Sathyan and K. R. Vijaya in a scene from the film   | Photo Credit: scan kochi

Stories from Hindu religious texts were a favourite subject for Indian cinema right from the beginning. Most of the silent and sound films produced with such themes were successful at the box office. Silent films like ‘Mahasati Anasuya' (1921), ‘Sukanya Savithri' (1922) and sound films of the early period ‘Sati Ahalya' (Tamil-1937), ‘Sati Sulochana' (Kannada-1934), ‘Savithri' (Hindi-1937) are a few examples.

Sheelavathi is a name that appears in several Hindu texts.

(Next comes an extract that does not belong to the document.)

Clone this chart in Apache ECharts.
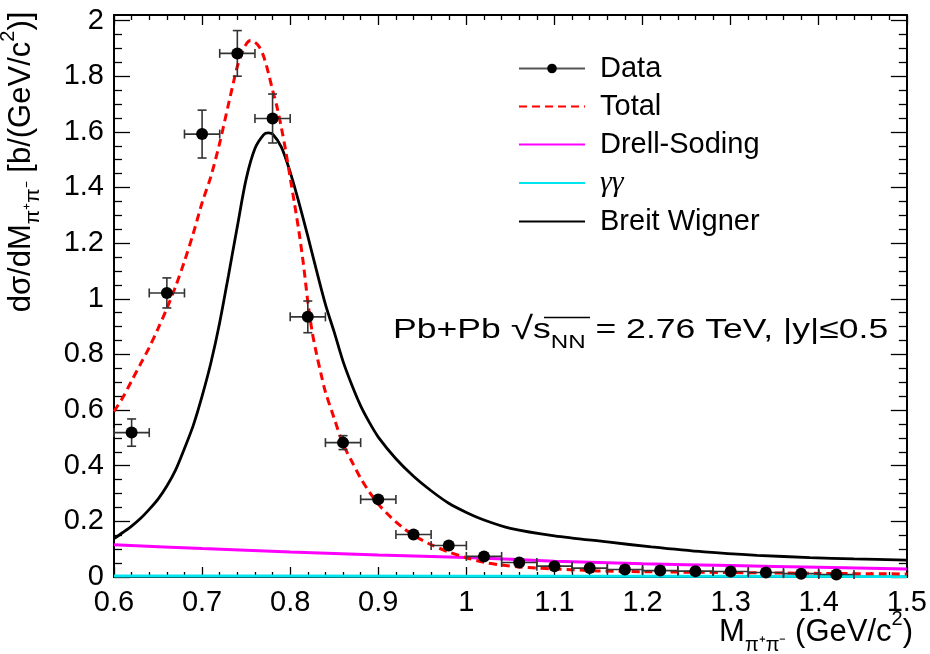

A chaste woman and a dutiful wife, she is not one of the five Sati's (Savithri, Sita, Draupadi, Anasuya and Mandodari) mentioned in Hindu Puranas and Upanishads.

Sheelavathi is so popular that a phrase has been coined that is often used to refer to a chaste woman or dutiful wife.

‘Sheelavathi Naalu Vrutham' , a poetic work, believed to be authored by Kunjan Nambiar, that tells the story of the ‘ideal' woman, was first published in 1874. The same story was written and performed by Nambiar as ‘Ottanthullal', a folk art popularised by him.

The Malayalam film ‘Sheelavathi' (1967) was probably the first Indian movie that told this story on screen. Produced under the banner of Aries Films and directed by P. B. Unni, the film was not successful. The high point of the film was the music by G. Devarajan.

Sheelavathi (K. R. Vijaya) and Ugrathapas (Sathyan) students and inmates at the hermitage of sage Athri (P. J. Antony) fall in love. They get married after they complete their Vedic lessons. Ugrathapas establishes his own Vedic school. The couple leads a happy family life. Lord Shiva and Parvathi subject Sheelavathi to a test of character.

Ugrathapas contracts leprosy. He tortures Sheelavathi for no fault of hers. The chaste and dutiful wife, Sheelavathi, runs the household by begging, makes no complaint and nurses her husband sincerely. One day Ugrathapas orders his wife to take him to the mansion of the courtesan (Vijayalalitha).

While carrying her husband in a basket on her head Ugrathapas's leg strikes Sage Mandavya's (Kottayam Chellappan) head. The sage curses Ugrathapas saying that he will die at the next sunrise.

To save her husband's life, Sheelavathi starts a penance. She pleads to the Sun not to rise the next morning and it does not. This is the power that the dutiful and chaste acquires in the story. She is now able to control the natural forces. The sun does not rise; the universe comes to a halt. Anasuya (T. R. Omana), the consort of Sage Athri appears before Sheelavathi and requests her to withdraw her penance. And she does so. Ugrathapas dies only to be brought back to life by the blessings of the Trinity. Sheelavathi's character is proved beyond doubt.

The nine songs written by P. Bhaskaran were set to tune by Devarajan.

The romantic duet ‘Valkalamooriya vasantha yamini…' (K. J. Yesudas- P. Susheela), and ‘Surabhi maasam vannallo…' (S. Janaki and chorus) became instant hits. The other hits include ‘Chirichu kondodi nadakkum…', and ‘Muttathu prathyusha deepam…' (Janaki). A devotional, ‘Om Saraswathim namami…' was rendered by Devarajan, along with P. B. Sreenivas and Yesudas.

Will be remembered:As the first Indian film to narrate the story of Sheelavathi. And for its music.